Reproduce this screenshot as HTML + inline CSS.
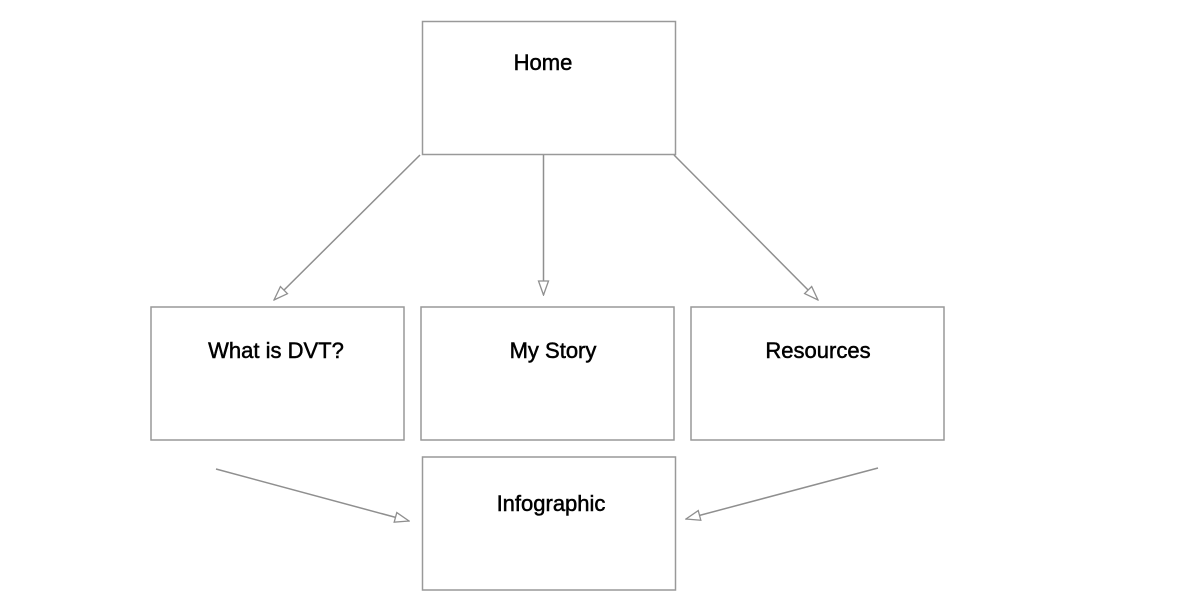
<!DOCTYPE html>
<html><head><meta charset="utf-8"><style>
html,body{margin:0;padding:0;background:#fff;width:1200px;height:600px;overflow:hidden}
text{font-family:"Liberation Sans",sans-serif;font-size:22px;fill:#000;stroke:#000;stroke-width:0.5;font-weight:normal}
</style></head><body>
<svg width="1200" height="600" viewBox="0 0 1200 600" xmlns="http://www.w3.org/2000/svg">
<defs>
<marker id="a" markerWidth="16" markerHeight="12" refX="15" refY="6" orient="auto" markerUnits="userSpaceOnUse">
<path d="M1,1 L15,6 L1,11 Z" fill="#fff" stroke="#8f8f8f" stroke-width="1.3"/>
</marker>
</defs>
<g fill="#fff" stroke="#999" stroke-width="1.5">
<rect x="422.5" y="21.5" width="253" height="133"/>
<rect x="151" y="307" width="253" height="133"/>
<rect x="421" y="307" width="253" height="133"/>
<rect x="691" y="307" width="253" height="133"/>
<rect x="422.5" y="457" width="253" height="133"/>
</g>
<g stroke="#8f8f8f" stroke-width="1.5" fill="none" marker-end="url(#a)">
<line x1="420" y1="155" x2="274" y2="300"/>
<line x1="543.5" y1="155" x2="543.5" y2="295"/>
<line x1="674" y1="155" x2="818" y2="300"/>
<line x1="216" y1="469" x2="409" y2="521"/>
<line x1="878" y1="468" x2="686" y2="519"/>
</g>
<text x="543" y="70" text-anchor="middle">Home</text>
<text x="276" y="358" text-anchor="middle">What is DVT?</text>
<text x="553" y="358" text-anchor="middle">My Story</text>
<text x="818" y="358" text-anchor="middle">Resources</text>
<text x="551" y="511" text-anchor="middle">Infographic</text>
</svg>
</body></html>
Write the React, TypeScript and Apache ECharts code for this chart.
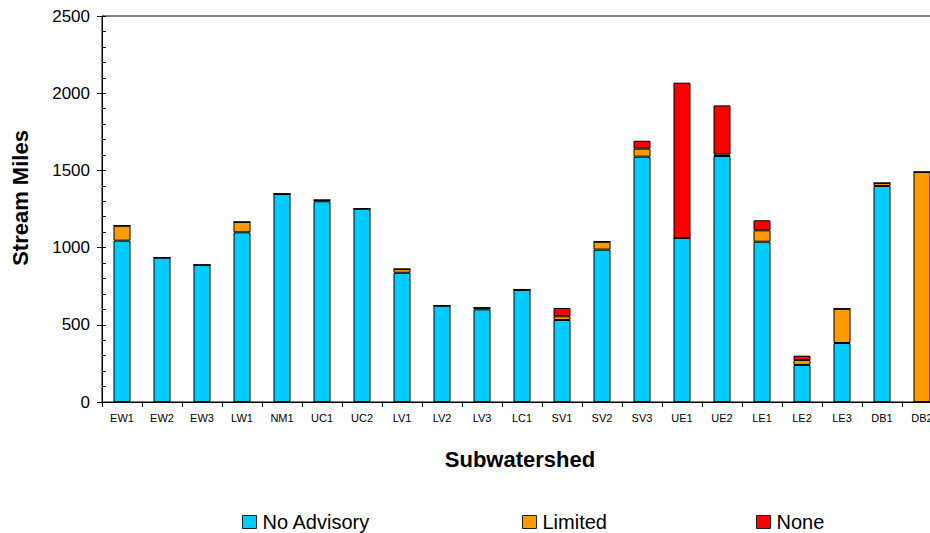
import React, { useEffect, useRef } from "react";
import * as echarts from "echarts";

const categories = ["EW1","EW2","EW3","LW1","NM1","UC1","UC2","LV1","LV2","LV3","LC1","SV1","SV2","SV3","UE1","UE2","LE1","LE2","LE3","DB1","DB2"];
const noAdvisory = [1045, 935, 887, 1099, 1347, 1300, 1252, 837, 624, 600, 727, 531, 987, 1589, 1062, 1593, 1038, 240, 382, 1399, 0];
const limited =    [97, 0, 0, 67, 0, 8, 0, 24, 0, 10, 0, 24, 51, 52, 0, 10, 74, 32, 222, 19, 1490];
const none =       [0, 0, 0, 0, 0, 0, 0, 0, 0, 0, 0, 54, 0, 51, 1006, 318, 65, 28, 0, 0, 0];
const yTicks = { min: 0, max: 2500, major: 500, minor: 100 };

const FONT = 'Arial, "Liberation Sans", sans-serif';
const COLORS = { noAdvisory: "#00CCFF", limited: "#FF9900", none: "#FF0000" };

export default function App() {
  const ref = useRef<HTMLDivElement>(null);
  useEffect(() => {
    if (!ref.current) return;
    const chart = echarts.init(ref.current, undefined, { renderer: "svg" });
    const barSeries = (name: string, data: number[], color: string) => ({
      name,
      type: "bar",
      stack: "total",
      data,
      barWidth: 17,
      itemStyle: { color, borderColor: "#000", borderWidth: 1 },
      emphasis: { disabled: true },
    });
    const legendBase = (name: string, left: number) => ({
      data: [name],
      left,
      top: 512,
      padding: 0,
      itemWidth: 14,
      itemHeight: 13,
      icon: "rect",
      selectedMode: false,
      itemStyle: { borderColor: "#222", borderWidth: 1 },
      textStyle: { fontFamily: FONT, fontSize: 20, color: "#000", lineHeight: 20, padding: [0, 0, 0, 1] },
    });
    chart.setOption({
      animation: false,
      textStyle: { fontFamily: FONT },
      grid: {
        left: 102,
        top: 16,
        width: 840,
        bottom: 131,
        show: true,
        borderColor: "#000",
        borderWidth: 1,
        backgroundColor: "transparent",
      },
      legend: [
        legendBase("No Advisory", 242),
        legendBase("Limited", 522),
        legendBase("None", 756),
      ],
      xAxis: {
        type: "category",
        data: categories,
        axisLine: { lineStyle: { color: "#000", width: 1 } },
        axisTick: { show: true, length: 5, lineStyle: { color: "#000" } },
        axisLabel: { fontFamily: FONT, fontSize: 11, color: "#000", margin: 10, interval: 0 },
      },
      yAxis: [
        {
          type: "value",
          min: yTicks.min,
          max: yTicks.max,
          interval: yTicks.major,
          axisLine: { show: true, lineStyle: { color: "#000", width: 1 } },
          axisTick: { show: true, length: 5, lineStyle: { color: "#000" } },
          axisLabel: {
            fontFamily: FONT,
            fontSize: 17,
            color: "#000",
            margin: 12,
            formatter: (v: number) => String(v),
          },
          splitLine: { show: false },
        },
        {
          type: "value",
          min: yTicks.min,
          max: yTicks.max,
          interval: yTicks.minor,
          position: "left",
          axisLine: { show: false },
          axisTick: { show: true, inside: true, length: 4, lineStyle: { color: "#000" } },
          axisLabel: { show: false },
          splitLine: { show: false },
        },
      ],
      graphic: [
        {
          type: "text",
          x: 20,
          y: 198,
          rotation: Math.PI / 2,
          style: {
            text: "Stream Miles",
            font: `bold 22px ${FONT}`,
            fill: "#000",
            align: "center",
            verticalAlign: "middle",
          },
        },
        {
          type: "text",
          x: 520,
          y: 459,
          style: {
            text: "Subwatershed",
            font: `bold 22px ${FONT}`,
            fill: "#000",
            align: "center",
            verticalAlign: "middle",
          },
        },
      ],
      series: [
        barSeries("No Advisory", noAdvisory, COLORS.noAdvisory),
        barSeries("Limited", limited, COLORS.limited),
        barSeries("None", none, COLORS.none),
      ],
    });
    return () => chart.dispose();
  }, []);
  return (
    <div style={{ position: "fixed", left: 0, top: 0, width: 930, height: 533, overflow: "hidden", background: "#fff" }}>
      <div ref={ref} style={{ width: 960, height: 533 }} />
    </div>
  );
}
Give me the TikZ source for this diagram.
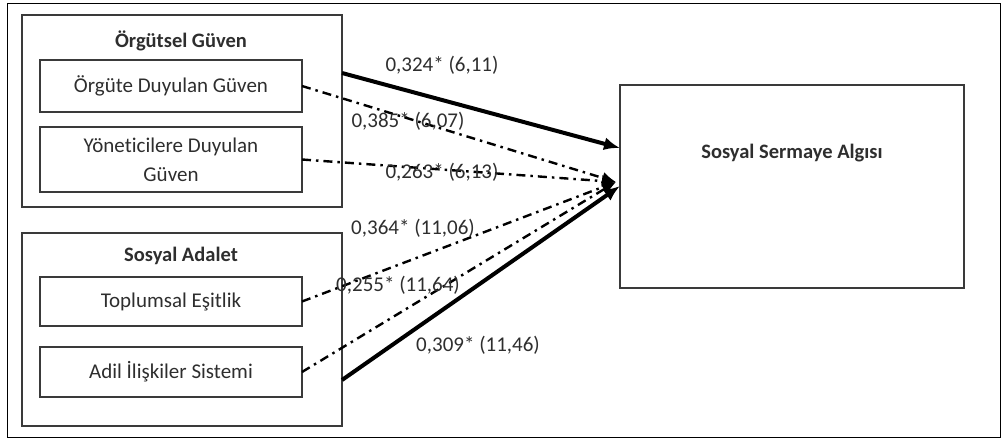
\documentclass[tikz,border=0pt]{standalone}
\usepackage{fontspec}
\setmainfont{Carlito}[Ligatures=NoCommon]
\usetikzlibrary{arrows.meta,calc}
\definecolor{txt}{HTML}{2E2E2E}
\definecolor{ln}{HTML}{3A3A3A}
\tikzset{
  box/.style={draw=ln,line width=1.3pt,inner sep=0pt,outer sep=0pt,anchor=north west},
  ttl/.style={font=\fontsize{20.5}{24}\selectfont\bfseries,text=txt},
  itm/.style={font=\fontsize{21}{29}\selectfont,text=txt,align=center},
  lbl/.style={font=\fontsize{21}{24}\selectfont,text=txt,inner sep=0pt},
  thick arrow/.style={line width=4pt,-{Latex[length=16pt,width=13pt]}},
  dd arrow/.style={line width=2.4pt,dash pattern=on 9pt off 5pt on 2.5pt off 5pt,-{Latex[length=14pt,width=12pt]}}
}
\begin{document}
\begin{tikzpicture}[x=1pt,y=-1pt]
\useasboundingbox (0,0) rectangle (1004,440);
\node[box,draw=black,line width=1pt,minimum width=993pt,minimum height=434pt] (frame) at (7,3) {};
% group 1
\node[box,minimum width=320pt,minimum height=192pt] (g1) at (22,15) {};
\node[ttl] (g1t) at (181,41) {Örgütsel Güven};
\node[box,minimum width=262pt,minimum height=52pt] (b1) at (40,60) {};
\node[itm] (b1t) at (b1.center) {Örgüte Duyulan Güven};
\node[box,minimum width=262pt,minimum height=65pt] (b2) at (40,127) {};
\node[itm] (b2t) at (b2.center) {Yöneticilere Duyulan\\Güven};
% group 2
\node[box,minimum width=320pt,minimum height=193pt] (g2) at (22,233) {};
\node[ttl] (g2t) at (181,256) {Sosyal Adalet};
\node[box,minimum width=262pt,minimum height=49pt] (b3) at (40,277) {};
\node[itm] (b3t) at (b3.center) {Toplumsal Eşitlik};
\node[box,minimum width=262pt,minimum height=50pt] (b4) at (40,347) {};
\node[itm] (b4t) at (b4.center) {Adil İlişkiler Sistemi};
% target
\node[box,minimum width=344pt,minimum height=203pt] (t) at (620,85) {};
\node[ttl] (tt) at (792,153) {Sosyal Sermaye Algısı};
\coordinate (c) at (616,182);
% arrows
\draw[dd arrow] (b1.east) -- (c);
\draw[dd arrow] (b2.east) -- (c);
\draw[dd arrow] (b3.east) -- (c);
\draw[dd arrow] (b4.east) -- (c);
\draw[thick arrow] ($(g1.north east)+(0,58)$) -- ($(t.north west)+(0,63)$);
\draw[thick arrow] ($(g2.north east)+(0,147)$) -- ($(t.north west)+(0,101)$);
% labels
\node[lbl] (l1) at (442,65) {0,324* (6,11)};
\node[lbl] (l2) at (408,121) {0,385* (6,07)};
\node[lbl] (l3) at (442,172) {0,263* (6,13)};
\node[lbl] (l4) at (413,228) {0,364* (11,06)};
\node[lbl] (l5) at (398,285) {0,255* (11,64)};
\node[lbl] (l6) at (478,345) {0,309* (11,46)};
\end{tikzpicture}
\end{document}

▶ _INSTRUCTION_
Quote exactly what appears from the line containing "Write the React, TypeScript" through the line containing "import * as", both included, except for the pictures, and nothing more.

▶ _FULL ANSWER_
Write the React, TypeScript and Apache ECharts code for this chart.
import React, { useEffect, useRef } from "react";
import * as echarts from "echarts";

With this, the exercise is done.